Managed Hardware FIFO

Typical FIFO circuit functions


A FIFO is a First-In, First-Out memory structure that is commonly used to decouple data producers and data consumers, so that data producers and consumers can use dissimilar time bases. For example, a data producer might quickly produce a collection of data points all at the same time, and deposit them in a FIFO where a consumer can access them one at a time, at a slower rate. As the FIFO nears empty, the producer can quickly load the FIFO with another batch of data, and again wait until the consumer finishes processing that batch. Likewise, a data producer might produce data points at a slower rate, and store them in a FIFO. Then when the FIFO is full (or nearly full), the consumer can retrieve the points all at once, and then wait again for the producer to refill the FIFO.

A FIFO is typically defined as a contiguous range of memory locations, from perhaps 16 bytes to 4Kbytes+, with memory address that seamlessly “roll over” so that the smallest memory address follows the largest memory address. Using a “circular” memory structure like this means there is no end to the FIFO, and it can be read and written endlessly. New data written into the FIFO will overwrite old data every N write cycles (where N is the number of FIFO locations), and data read from the FIFO will repeat every N cycles (unless it has been overwritten with new data).

A FIFO offers a single write port to data produces, and a single read port to data consumers. Producers can put data into the FIFO at whatever rate new data is available, and consumers can access the data at an unrelated rate. A FIFO management process can check fill levels, and alert producers and consumers when the FIFO is full, empty, or nearly full or empty. Using a FIFO results in a more modular and simpler programming model, since data producer and consumer processes aren’t burdened with managing addresses and status information.

In a hardware FIFO system (like those used with the UART, SPI and I2C controllers on ZYNQ), the FIFO is managed by a state machine that takes care of all overhead tasks, like storing and update addresses, performing compares to see if a FIFO is full or empty (or nearly so), and/or generating interrupts. Since no CPU time is needed for management tasks, a much more time-efficient solution, with a simpler programming model, results.

Some hardware FIFOs offer a single data port for writing data into the FIFO and reading data from the FIFO., and some use separate read and write ports (there is no real difference from a programmers perspective). The FIFO management state machine automatically maintains the read and write pointers, with the write pointer holding the address of the next FIFO location to be written, and the read pointer holding the address of the next location to be read. The pointers are incremented after each write or read, and they both seamlessly roll over to “0” immediately after the largest address is accessed. The state machine ensures that each newly written data point is placed in memory immediately after the previous point, and that each newly read point is sourced from the address immediately following the previously read point.

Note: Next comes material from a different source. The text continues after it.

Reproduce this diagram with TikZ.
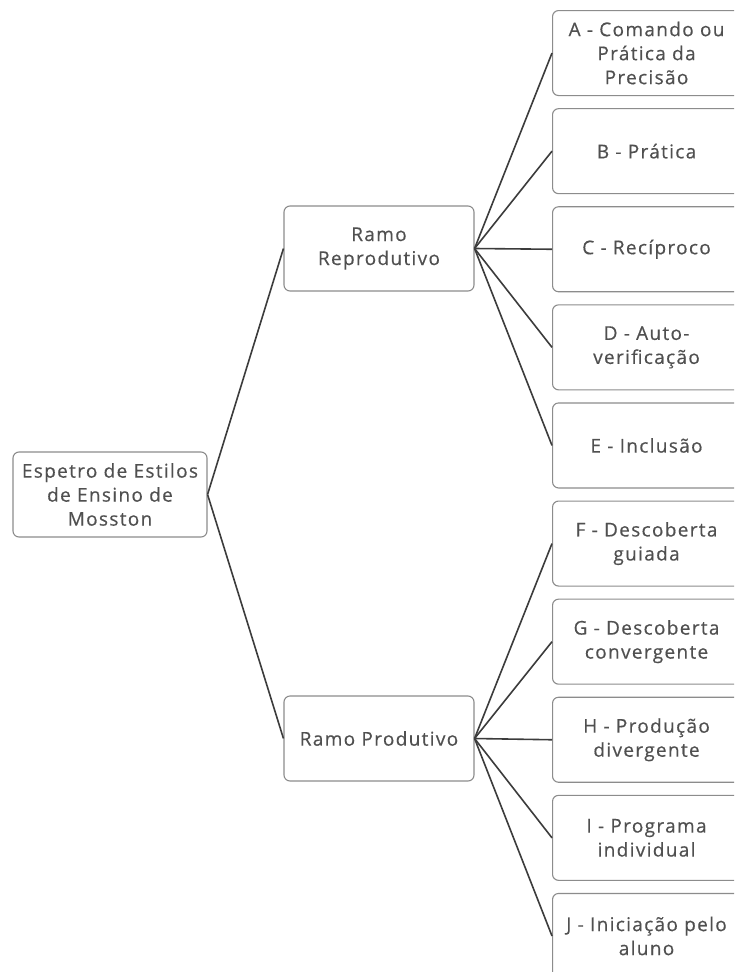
\documentclass[tikz,border=0pt]{standalone}
\usepackage{fontspec}
\setmainfont[LetterSpace=7,FakeBold=0.4]{Open Sans}
\usetikzlibrary{positioning}
\definecolor{boxline}{RGB}{140,140,140}
\definecolor{txtgray}{RGB}{80,80,80}
\definecolor{linkgray}{RGB}{60,60,60}

\begin{document}
\begin{tikzpicture}[
      x=1pt, y=-1pt, font=\fontsize{19}{24}\selectfont, node distance=12pt,
      box/.style={draw=boxline, line width=1.1pt, rounded corners=6pt, align=center,
                  text=txtgray, fill=white, minimum height=85pt, inner sep=1pt},
      rootbox/.style={box, minimum width=194pt},
      branchbox/.style={box, minimum width=190pt},
      leafbox/.style={box, minimum width=188pt},
      link/.style={draw=linkgray, line width=1.6pt},
    ]
    \clip (0,0) rectangle (734,972);
    \fill[white] (0,0) rectangle (734,972);

    \node[rootbox] (root) at (110,494.5) {Espetro de Estilos\\de Ensino de\\Mosston};
    \node[branchbox] (rep) at (379,248.5) {Ramo\\Reprodutivo};
    \node[branchbox] (prod) at (379,738.5) {Ramo Produtivo};

    % estilos reprodutivos
    \node[leafbox, anchor=north west] (a) at (552,10) {A - Comando ou\\Prática da\\Precisão};
    \node[leafbox, below=of a] (b) {B - Prática};
    \node[leafbox, below=of b] (c) {C - Recíproco};
    \node[leafbox, below=of c] (d) {D - Auto-\\verificação};
    \node[leafbox, below=of d] (e) {E - Inclusão};

    % estilos produtivos
    \node[leafbox, below=of e] (f) {F - Descoberta\\guiada};
    \node[leafbox, below=of f] (g) {G - Descoberta\\convergente};
    \node[leafbox, below=of g] (h) {H - Produção\\divergente};
    \node[leafbox, below=of h] (i) {I - Programa\\individual};
    \node[leafbox, below=of i] (j) {J - Iniciação pelo\\aluno};

    \draw[link] (root.east) -- (rep.west);
    \draw[link] (root.east) -- (prod.west);

    \draw[link] (rep.east) -- (a.west);
    \draw[link] (rep.east) -- (b.west);
    \draw[link] (rep.east) -- (c.west);
    \draw[link] (rep.east) -- (d.west);
    \draw[link] (rep.east) -- (e.west);

    \draw[link] (prod.east) -- (f.west);
    \draw[link] (prod.east) -- (g.west);
    \draw[link] (prod.east) -- (h.west);
    \draw[link] (prod.east) -- (i.west);
    \draw[link] (prod.east) -- (j.west);
  \end{tikzpicture}
\end{document}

Because hardware FIFOs can be written and/or read endlessly, FIFO management state machine constantly compares the read and write pointers, and drives several status bits based on the results of the comparison. For example, one comparator sets a status bit if the read and write pointers match immediately after a write to indicate the FIFO is full, and another sets a different status bit if the pointers match directly after a read to indicate the FIFO is empty. Likewise, a programmable comparator can check to see when there are some number (user-defined) of write or read locations left in the FIFO, and drive FIFO “almost full” or “almost empty” status bits. Software can access these status bits to prevent overwriting data that hasn’t been consumed, and to prevent re-reading old data multiple times. In a typical FIFO system, these same status bits can also generate interrupt signals – since UART traffic is usually slow and intermittent, interrupts are often used.